Patent law: duty of disclosure to PTO vs. client confidentiality
One hypo, not unrelated to the case Molins PLC v. Textron, Inc., was the following:
For example, you are prosecuting a patent for Client A, an
individual inventor who specializes in various types of electronic control systems, including machine tools. You are simultaneously prosecuting a patent for Client B, who is a manufacturer of machine tools used in the high speed machining of light alloys. Client B's application includes over 160 claims. While drafting Client A's application, you realize that Client A's application file includes an article on machine tool control that is not relevant to the patentability of Client A's invention, but is relevant to the patentability of Client B's invention. In other words, the article that is non-commonly available (published over twenty-five years ago), is non-material to Client A's application, but is highly material to the patentability of Client B's machine tool application. n5 Because the article was non-material to Client A, it was never disclosed to the
PTO as part of A's patent prosecution. Because the article is material to Client B, however, the PTO's duty of candor requires that you disclose the article to the PTO as part of Client B's patent application, despite the fact that it comes from Client A's confidential file. n6
(...)
We therefore address two specific questions. First, within the PTO
rules, which rule governs--Rule 10.57, which requires confidentiality, or Rule 56, which mandates disclosure of all material information relating to patentability, regardless of its source? Second, even if we accept the Manual of Patent
Examining Procedure's (MPEP) assertion that candor supercedes
confidentiality, n14 should the state professionalism rules preserving confidentiality override the PTO's conclusion to the contrary?
(...)
Of Molins itself,
Judge Nies' dissent in Molins, however, indirectly implies that the PTO duty of candor overrides state confidentiality rules, n198 while Judge Newman's concurrence expressly argues for preserving client confidentiality, even when faced with Rule 56's duty to disclose material information.

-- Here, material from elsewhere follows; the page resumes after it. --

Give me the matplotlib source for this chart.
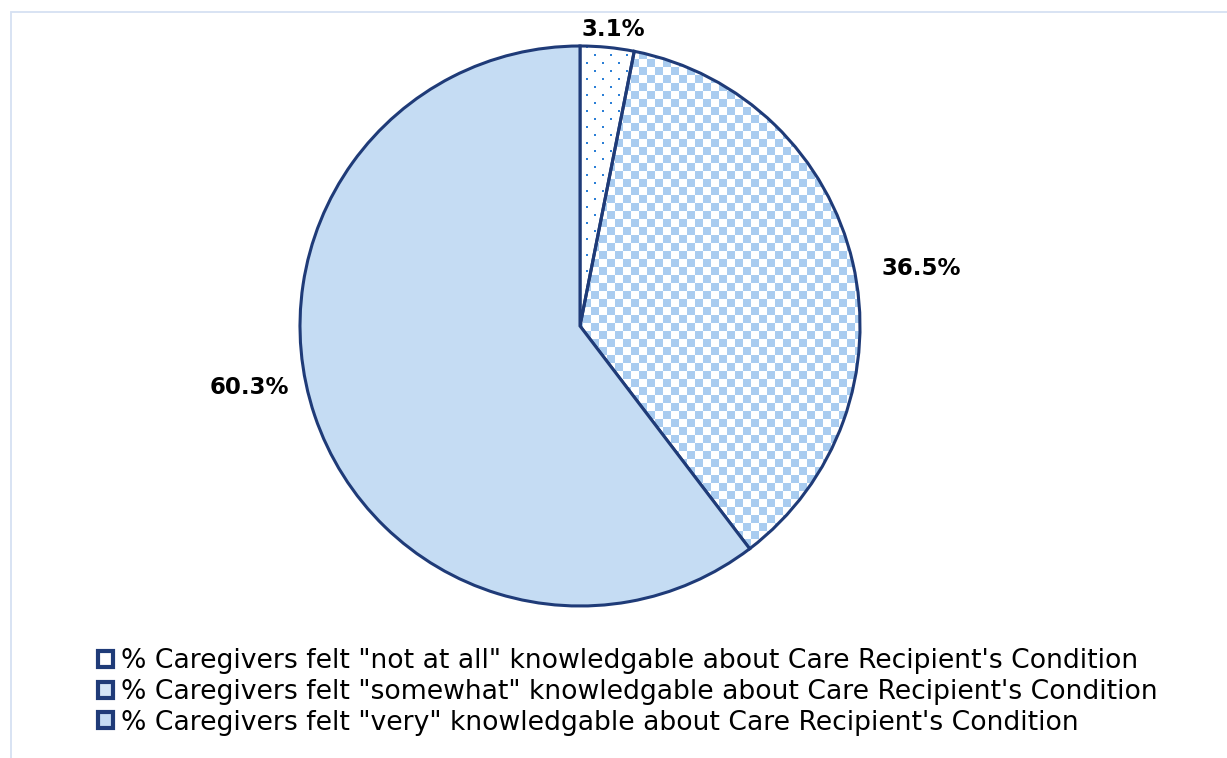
import numpy as np
import matplotlib
matplotlib.use('Agg')
import matplotlib.pyplot as plt
from matplotlib.patches import Patch, Rectangle

plt.rcParams['font.family'] = 'DejaVu Sans'

# knowledge levels reported by caregivers
levels = ['"not at all"', '"somewhat"', '"very"']
shares = [3.1, 36.5, 60.3]
labels = ["% Caregivers felt " + l + " knowledgable about Care Recipient's Condition" for l in levels]

W, H = 1227, 758
navy = '#1F3B78'
checker_blue = '#A9CCF0'
solid_blue = '#C5DCF3'
dot_blue = '#2C7FD6'

fig = plt.figure(figsize=(W / 100, H / 100), dpi=100)
ax = fig.add_axes([0, 0, 1, 1])

cx, cy, r = 580, H - 326, 280
wedges, _ = ax.pie(shares, startangle=90, counterclock=False, radius=r,
                   center=(cx, cy), frame=True,
                   colors=['none', 'none', solid_blue],
                   wedgeprops=dict(edgecolor=navy, linewidth=2.2, zorder=2))

# outer frame of the chart area
ax.add_patch(Rectangle((11, -20), W + 40, H - 12 + 20, fill=False,
                       edgecolor='#D6E0F2', lw=1.3, zorder=0))

# fill patterns, clipped to the wedges
x0, y0 = cx - r - 5, cy - r - 5
size = 2 * r + 10
yy, xx = np.mgrid[0:size, 0:size]
checker = ((xx // 8 + yy // 8) % 2 == 0)
chk_img = np.ones((size, size, 3))
chk_img[checker] = matplotlib.colors.to_rgb(checker_blue)
im = ax.imshow(chk_img, extent=(x0, x0 + size, y0, y0 + size), origin='lower',
               interpolation='nearest', zorder=1)
im.set_clip_path(wedges[1])

# staggered dots: rows 8px apart, 16px along a row, alternate rows shifted
row = yy // 8
dots = ((yy % 8) < 2) & (((xx + (row % 2) * 8) % 16) < 2)
dot_img = np.ones((size, size, 3))
dot_img[dots] = matplotlib.colors.to_rgb(dot_blue)
im2 = ax.imshow(dot_img, extent=(x0 + 3, x0 + 3 + size, y0 + 3, y0 + 3 + size),
                origin='lower', interpolation='nearest', zorder=1)
im2.set_clip_path(wedges[0])

ax.set_xlim(0, W)
ax.set_ylim(0, H)
ax.set_aspect('equal')
ax.axis('off')

# percentage labels: angular offset (deg) and radial factor per slice
label_place = [(-0.8, 1.064), (-3.6, 1.235), (-8.4, 1.2)]
start = 90.0
for w, s, (dang, rf) in zip(wedges, shares, label_place):
    span = s / 100 * 360
    mid = start - span / 2
    start -= span
    a = np.deg2rad(mid + dang)
    ax.text(cx + rf * r * np.cos(a), cy + rf * r * np.sin(a), '%.1f%%' % s,
            ha='center', va='center', fontsize=16.5, fontweight='bold', color='black')

handles = [Patch(facecolor='white', edgecolor=navy, lw=3),
           Patch(facecolor='#D4E5F7', edgecolor=navy, lw=3),
           Patch(facecolor=solid_blue, edgecolor=navy, lw=3)]
fig.legend(handles, labels, loc='center left', bbox_to_anchor=(98 / W, 1 - 692 / H),
           frameon=False, fontsize=19.2, handlelength=0.55, handleheight=0.55,
           handletextpad=0.3, labelspacing=0.18, borderpad=0, borderaxespad=0)

fig.savefig('out.png', dpi=100)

The authors of the law review --agree with Judge Newman's concurrence that preserving client confidentiality must supercede
the duty of candor in order to ensure full and frank disclosure from
clients during prosecution of patent portfolios--
The authors also state--Judge Newman distinguishes that
MPEP 2001.06 should not reach "the confidential patent application that an entirely unrelated client happened to entrust to the same lawyer," n203 but is instead limited to disclosing information from co-pending applications of the same client. Despite the fact that the duty of candor encourages full disclosure that
benefits both the PTO and the general public, an attorney's obligation to preserve a client's confidentiality is absolute under both state and PTO professionalism rules. n204
***
I have to take issue with the statement --an attorney's obligation to preserve a client's confidentiality is absolute under both state and PTO professionalism rules.-- The Supreme Court of New Jersey said quite the opposite in In re Seelig.
***
In his presentation at the WSPLA/OPLA joint conference on April 23, 2005, Professor David Hricik mentioned Molins, did not mention the Rose/Jessup paper, and suggested one option for a law firm to take was to let the client know in advance that the client will agree to allow the firm to disclose information to the PTO unless it is proprietary information.
In the above hypo, the information clearly was NOT proprietary and would be disclosed under this guideline.
The Rose/Jessup paper did cite:
David Hricik, The Risks and Responsibilities of Attorneys and
Firms Prosecuting Patents for Different Clients in Related Technologies, 8 Tex Intell. Prop. L.J. 331, 340 (2000).
but did not cite the later paper in 44 So. Tex. L. Rev. 205 (2003). It also did not cite Virginia Bar Association Legal Ethics Opinion 1774 (2003). When a journal (like IDEA) republishes an earlier article, there is a possibility that pertinent information that arises between the first and later publication will fall through the cracks. Thus, here the 2004 article failed to cite material information that arose in 2003. In a similar vein, much recent citation to Quillen and Webster's article in 2001 fails to cite pertinent papers that arose in 2002, 2003, and 2004. Law review writers frequently don't Shepardize.